ANHÖRUNG DES UMWELTAUSSCHUSSES
"Terroranschläge haben das Restrisiko von Atomkraftwerken verändert"
(um) Die Terroranschläge in den USA haben nach Auffassung von Professor Georg Hermes von der Universität Frankfurt am Main dazu geführt, dass sich die Grenze des so genannten "hinnehmbaren Restrisikos" bei Kernkraftwerken verschoben hat.
Thema der Anhörung am 5. November war ein Gesetzentwurf von SPD und Bündnis 90/Die Grünen zur geordneten Beendigung der Nutzung von Kernenergie zur gewerblichen Erzeugung von Elektrizität ( 14/6890) und der wortgleiche Gesetzentwurf der Regierung ( 14/7261).
Hermes erklärte, bei gezielten Flugzeugangriffen auf Kernkraftwerke befinde man sich nicht mehr im Bereich des tolerierbaren Restrisikos. Er betonte die Verantwortung der Betreiber von gefährlichen Anlagen, da nie völlig ausgeschlossen werden könne, dass Flugzeuge auf Kernkraftwerke fallen. Es sei verfassungskonform, wenn der Gesetzgeber von Betreibern verlange, Risiken "so gut wie" auszuschließen, um das Grundrecht auf Leben und Gesundheit mit wirtschaftlichen Interessen zu vereinbaren.

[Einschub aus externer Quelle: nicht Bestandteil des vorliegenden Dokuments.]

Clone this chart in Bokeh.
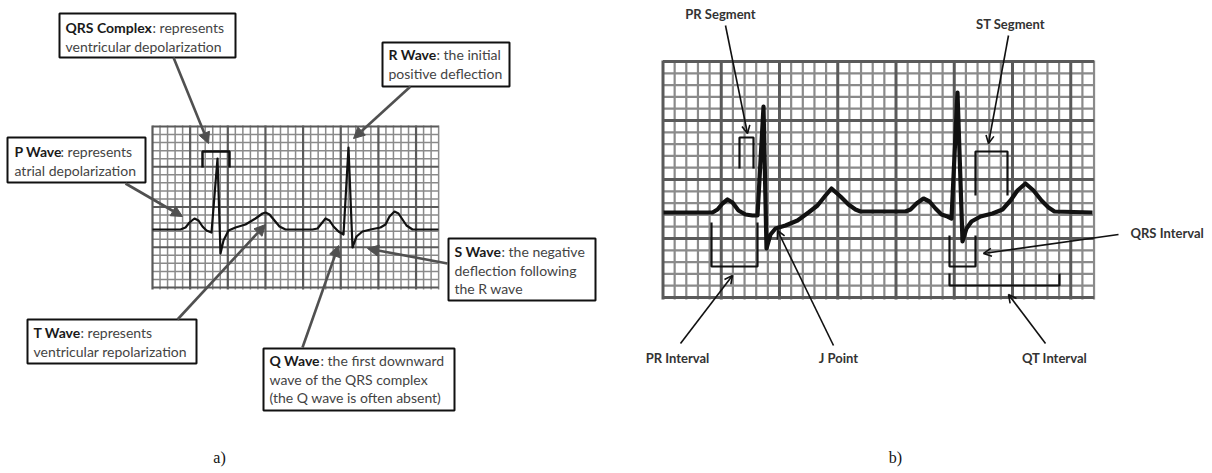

Der Rechtsanwalt Siegfried de Witt verwies auf die Kalkar-Entscheidung des Bundesverfassungsgerichts, in dem die Grenze zwischen Gefahrenabwehr und Restrisiko mit der "praktischen Vernunft" der Ingenieure umschrieben worden sei. Mit der geplanten Laufzeitbegrenzung schränke der Gesetzentwurf den Eigentumsschutz der Betreiber ein. Ähnlich sah das Professor Matthias Schmidt-Preuß von der Universität Erlangen. Entscheidend sei, ob die Begrenzung verhältnismäßig ist. Verfassungsrechtlich gebe es eine "Gemengelage". Mit Blick auf terroristische Bedrohungen müsse der Gesetzgeber prüfen, ob eine Technologie noch vertretbar ist oder nicht. Es komme auf eine "Balance" zwischen dem Grundrecht auf Eigentums- und Forschungsfreiheit gegenüber den Risiken an.
Lothar Hahn vom Öko-Institut Darmstadt meinte, ab einer bestimmten Größe sei ein Schutz gegen einen Flugzeugabsturz unrealistisch. Michael Sailer vom Öko-Institut Darmstadt sagte, Sicherheitskonzepte müssten sich auch rechnen. Es sei zu fragen, wie Konzepte gegen Katastrophen ausgelegt sein müssen, ohne dass dann Anlagen die meiste Zeit außer Betrieb sind.
Als Sonderweg bezeichnete Professor Wolfgang Pfaffenberger vom Energieinstitut Bremen die Laufzeitbegrenzung im Hinblick auf die europäischen Nachbarn. Möglicherweise müssten dadurch langfristig wirtschaftliche Nachteile hingenommen werden.